### Goal of the exercise
Pictures stay out. Extract the lines below from the first one through the line with "XAxis, YAxis, ReferenceLine", both included.

### Source data
──────
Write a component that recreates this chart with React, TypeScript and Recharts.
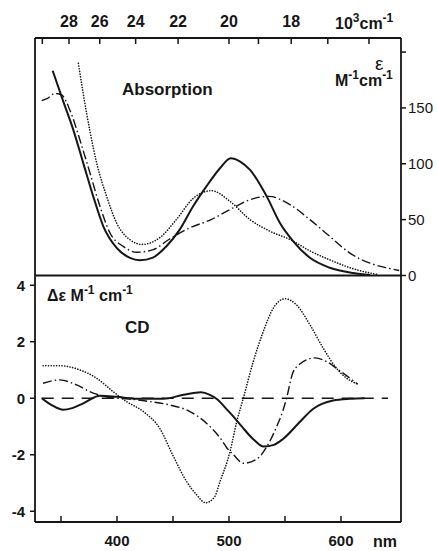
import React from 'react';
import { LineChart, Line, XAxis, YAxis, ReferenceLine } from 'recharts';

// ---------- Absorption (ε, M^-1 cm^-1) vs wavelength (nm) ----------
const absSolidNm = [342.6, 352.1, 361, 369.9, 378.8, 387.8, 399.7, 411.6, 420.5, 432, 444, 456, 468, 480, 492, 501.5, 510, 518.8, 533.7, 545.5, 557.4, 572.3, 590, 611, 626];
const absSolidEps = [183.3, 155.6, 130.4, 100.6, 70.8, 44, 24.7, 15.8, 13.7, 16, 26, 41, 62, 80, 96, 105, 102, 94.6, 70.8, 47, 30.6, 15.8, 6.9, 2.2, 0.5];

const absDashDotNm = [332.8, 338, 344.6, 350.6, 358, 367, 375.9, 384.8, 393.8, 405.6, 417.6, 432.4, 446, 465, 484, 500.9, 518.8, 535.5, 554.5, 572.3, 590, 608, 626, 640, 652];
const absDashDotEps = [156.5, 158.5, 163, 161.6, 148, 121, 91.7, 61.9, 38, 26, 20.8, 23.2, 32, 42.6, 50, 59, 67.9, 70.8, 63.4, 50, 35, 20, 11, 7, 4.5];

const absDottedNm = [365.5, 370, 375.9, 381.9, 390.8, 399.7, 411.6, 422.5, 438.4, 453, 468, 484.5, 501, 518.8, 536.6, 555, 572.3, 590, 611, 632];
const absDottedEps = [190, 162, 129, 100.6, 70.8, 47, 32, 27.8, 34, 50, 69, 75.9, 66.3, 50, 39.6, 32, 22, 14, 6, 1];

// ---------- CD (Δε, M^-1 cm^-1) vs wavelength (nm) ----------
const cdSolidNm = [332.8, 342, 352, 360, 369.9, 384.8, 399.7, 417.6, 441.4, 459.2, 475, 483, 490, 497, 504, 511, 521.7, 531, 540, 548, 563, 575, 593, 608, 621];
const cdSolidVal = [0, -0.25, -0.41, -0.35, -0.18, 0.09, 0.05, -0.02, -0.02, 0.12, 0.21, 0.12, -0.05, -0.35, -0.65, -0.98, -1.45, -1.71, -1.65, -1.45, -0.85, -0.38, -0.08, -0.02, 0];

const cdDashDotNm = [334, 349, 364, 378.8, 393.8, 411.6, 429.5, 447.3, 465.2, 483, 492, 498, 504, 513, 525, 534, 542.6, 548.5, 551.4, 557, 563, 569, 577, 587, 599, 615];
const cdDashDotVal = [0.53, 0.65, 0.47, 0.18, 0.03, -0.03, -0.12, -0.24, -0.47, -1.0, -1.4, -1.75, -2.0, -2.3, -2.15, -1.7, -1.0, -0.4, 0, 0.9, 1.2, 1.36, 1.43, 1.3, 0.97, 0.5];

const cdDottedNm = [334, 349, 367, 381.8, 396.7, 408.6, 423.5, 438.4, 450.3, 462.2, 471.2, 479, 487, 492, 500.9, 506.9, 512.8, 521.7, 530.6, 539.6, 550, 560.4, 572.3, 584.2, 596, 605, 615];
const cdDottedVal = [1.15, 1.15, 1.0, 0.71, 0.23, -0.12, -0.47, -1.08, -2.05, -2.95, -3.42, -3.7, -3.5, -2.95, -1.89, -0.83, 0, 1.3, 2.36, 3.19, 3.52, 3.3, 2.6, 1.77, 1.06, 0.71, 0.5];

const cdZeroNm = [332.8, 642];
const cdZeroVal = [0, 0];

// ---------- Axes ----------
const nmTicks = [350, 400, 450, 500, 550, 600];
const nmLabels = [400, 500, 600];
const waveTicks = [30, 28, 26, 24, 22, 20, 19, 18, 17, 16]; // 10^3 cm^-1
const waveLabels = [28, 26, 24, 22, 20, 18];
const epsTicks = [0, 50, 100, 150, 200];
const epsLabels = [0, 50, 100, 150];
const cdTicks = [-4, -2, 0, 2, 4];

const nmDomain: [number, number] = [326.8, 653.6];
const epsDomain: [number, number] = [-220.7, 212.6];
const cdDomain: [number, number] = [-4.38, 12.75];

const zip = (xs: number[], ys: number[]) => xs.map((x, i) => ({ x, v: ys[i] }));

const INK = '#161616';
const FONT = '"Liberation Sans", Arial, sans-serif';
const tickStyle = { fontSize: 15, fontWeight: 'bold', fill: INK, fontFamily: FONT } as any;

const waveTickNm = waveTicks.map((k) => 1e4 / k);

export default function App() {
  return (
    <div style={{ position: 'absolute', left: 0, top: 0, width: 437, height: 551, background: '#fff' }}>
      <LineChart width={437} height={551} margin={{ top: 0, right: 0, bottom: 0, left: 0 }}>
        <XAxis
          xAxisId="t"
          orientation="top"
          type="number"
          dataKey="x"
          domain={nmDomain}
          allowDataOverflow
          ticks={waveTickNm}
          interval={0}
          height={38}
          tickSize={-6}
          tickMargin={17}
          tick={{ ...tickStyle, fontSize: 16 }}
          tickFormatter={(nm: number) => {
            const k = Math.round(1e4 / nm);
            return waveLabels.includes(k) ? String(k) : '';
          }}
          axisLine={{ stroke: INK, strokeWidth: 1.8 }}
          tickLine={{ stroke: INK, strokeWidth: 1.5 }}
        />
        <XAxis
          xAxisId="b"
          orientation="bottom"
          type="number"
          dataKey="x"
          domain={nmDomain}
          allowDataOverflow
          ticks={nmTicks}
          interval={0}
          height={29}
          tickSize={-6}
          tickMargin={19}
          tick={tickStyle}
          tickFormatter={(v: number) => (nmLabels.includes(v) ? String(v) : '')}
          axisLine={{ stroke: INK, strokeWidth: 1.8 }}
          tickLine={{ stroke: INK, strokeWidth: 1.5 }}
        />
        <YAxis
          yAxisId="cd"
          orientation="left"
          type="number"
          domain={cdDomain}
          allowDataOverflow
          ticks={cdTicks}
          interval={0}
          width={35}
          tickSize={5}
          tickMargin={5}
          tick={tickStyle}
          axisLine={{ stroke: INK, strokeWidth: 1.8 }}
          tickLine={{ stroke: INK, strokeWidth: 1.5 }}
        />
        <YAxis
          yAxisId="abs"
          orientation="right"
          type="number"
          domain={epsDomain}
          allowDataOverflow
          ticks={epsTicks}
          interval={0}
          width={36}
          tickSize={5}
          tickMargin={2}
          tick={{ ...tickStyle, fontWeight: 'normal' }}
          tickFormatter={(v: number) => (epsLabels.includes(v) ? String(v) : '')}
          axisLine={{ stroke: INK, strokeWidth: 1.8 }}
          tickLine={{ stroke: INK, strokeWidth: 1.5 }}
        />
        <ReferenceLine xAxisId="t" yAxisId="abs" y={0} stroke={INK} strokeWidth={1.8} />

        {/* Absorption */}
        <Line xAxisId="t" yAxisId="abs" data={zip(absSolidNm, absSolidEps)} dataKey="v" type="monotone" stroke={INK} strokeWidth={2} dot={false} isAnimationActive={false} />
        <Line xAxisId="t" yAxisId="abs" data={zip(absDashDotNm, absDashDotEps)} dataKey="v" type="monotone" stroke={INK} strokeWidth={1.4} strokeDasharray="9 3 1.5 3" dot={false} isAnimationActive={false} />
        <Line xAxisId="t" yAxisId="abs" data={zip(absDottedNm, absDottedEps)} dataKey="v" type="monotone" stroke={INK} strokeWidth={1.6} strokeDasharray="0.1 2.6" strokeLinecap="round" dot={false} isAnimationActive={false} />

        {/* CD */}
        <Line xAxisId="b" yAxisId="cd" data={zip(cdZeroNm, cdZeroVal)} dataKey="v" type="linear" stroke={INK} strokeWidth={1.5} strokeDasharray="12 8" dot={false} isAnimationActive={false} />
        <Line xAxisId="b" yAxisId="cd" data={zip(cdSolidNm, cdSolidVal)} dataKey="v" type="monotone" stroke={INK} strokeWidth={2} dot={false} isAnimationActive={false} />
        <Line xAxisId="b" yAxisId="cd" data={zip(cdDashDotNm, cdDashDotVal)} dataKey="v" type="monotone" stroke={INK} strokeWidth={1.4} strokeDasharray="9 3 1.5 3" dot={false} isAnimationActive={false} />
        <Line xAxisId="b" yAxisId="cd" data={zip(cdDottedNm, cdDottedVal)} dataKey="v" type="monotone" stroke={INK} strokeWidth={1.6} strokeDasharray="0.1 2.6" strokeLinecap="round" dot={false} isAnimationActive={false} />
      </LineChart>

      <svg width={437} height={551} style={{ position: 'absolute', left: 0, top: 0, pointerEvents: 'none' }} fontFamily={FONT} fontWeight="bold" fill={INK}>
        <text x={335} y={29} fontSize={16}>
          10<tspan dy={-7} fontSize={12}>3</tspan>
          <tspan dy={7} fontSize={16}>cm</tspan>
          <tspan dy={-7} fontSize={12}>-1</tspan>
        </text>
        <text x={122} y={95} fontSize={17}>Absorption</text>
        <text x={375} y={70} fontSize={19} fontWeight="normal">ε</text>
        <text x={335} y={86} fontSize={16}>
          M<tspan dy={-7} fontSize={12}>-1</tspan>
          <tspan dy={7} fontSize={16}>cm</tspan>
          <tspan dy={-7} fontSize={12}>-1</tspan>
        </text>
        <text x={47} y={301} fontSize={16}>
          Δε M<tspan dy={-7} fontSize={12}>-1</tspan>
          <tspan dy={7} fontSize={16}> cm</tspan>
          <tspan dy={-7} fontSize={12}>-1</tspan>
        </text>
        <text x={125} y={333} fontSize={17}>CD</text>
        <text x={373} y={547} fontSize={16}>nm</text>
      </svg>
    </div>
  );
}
──────
### Result of this exercise
Write a component that recreates this chart with React, TypeScript and Recharts.
import React from 'react';
import { LineChart, Line, XAxis, YAxis, ReferenceLine } from 'recharts';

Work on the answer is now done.